Task
Restate the whole listing word for word. Pictures are left out.

Given information

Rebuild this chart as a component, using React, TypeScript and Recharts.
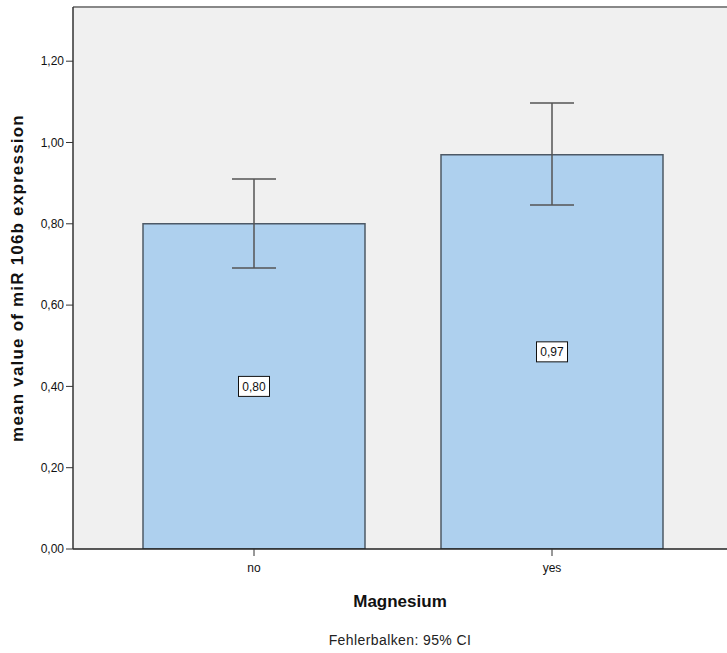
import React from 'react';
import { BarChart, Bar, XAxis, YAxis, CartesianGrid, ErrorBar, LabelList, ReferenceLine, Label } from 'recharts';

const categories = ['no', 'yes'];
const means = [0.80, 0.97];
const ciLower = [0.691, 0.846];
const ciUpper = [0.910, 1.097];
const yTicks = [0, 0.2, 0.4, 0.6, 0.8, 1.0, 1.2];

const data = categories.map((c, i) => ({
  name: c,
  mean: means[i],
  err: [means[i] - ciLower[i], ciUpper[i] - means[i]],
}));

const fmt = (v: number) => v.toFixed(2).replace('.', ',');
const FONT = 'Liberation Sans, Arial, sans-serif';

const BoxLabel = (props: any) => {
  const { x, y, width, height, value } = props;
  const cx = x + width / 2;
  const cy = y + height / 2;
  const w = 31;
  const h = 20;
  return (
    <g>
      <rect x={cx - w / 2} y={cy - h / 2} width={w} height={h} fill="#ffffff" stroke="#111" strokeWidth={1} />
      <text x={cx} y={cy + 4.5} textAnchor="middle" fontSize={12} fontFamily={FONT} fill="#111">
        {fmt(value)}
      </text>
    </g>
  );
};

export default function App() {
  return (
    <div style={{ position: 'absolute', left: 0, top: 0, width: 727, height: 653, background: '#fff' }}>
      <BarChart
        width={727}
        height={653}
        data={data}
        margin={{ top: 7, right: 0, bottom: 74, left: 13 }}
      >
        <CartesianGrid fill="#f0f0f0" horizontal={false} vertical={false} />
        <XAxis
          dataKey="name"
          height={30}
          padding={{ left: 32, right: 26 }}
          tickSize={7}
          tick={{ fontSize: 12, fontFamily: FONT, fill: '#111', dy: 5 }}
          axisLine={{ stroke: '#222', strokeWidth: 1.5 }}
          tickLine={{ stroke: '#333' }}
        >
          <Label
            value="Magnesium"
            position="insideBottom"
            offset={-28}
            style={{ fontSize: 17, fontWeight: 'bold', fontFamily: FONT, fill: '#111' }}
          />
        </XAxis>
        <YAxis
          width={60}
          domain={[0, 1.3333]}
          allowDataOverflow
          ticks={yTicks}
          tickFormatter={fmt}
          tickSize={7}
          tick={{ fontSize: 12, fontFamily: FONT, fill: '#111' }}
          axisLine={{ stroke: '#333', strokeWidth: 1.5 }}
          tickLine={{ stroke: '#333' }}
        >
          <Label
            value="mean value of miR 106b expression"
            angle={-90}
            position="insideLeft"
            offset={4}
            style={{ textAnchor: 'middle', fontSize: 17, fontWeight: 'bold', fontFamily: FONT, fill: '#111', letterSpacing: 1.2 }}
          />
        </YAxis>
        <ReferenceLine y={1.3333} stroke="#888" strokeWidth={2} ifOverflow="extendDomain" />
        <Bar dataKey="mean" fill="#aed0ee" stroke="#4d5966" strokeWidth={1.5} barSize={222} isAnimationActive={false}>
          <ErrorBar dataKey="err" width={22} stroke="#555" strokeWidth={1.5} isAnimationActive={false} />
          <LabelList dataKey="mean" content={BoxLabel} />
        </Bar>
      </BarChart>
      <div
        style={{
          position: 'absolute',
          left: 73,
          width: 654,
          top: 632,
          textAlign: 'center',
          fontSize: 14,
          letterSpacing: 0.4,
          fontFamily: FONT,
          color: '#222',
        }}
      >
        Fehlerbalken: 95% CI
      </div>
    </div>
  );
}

Final answer
Rebuild this chart as a component, using React, TypeScript and Recharts.
import React from 'react';
import { BarChart, Bar, XAxis, YAxis, CartesianGrid, ErrorBar, LabelList, ReferenceLine, Label } from 'recharts';

const categories = ['no', 'yes'];
const means = [0.80, 0.97];
const ciLower = [0.691, 0.846];
const ciUpper = [0.910, 1.097];
const yTicks = [0, 0.2, 0.4, 0.6, 0.8, 1.0, 1.2];

const data = categories.map((c, i) => ({
  name: c,
  mean: means[i],
  err: [means[i] - ciLower[i], ciUpper[i] - means[i]],
}));

const fmt = (v: number) => v.toFixed(2).replace('.', ',');
const FONT = 'Liberation Sans, Arial, sans-serif';

const BoxLabel = (props: any) => {
  const { x, y, width, height, value } = props;
  const cx = x + width / 2;
  const cy = y + height / 2;
  const w = 31;
  const h = 20;
  return (
    <g>
      <rect x={cx - w / 2} y={cy - h / 2} width={w} height={h} fill="#ffffff" stroke="#111" strokeWidth={1} />
      <text x={cx} y={cy + 4.5} textAnchor="middle" fontSize={12} fontFamily={FONT} fill="#111">
        {fmt(value)}
      </text>
    </g>
  );
};

export default function App() {
  return (
    <div style={{ position: 'absolute', left: 0, top: 0, width: 727, height: 653, background: '#fff' }}>
      <BarChart
        width={727}
        height={653}
        data={data}
        margin={{ top: 7, right: 0, bottom: 74, left: 13 }}
      >
        <CartesianGrid fill="#f0f0f0" horizontal={false} vertical={false} />
        <XAxis
          dataKey="name"
          height={30}
          padding={{ left: 32, right: 26 }}
          tickSize={7}
          tick={{ fontSize: 12, fontFamily: FONT, fill: '#111', dy: 5 }}
          axisLine={{ stroke: '#222', strokeWidth: 1.5 }}
          tickLine={{ stroke: '#333' }}
        >
          <Label
            value="Magnesium"
            position="insideBottom"
            offset={-28}
            style={{ fontSize: 17, fontWeight: 'bold', fontFamily: FONT, fill: '#111' }}
          />
        </XAxis>
        <YAxis
          width={60}
          domain={[0, 1.3333]}
          allowDataOverflow
          ticks={yTicks}
          tickFormatter={fmt}
          tickSize={7}
          tick={{ fontSize: 12, fontFamily: FONT, fill: '#111' }}
          axisLine={{ stroke: '#333', strokeWidth: 1.5 }}
          tickLine={{ stroke: '#333' }}
        >
          <Label
            value="mean value of miR 106b expression"
            angle={-90}
            position="insideLeft"
            offset={4}
            style={{ textAnchor: 'middle', fontSize: 17, fontWeight: 'bold', fontFamily: FONT, fill: '#111', letterSpacing: 1.2 }}
          />
        </YAxis>
        <ReferenceLine y={1.3333} stroke="#888" strokeWidth={2} ifOverflow="extendDomain" />
        <Bar dataKey="mean" fill="#aed0ee" stroke="#4d5966" strokeWidth={1.5} barSize={222} isAnimationActive={false}>
          <ErrorBar dataKey="err" width={22} stroke="#555" strokeWidth={1.5} isAnimationActive={false} />
          <LabelList dataKey="mean" content={BoxLabel} />
        </Bar>
      </BarChart>
      <div
        style={{
          position: 'absolute',
          left: 73,
          width: 654,
          top: 632,
          textAlign: 'center',
          fontSize: 14,
          letterSpacing: 0.4,
          fontFamily: FONT,
          color: '#222',
        }}
      >
        Fehlerbalken: 95% CI
      </div>
    </div>
  );
}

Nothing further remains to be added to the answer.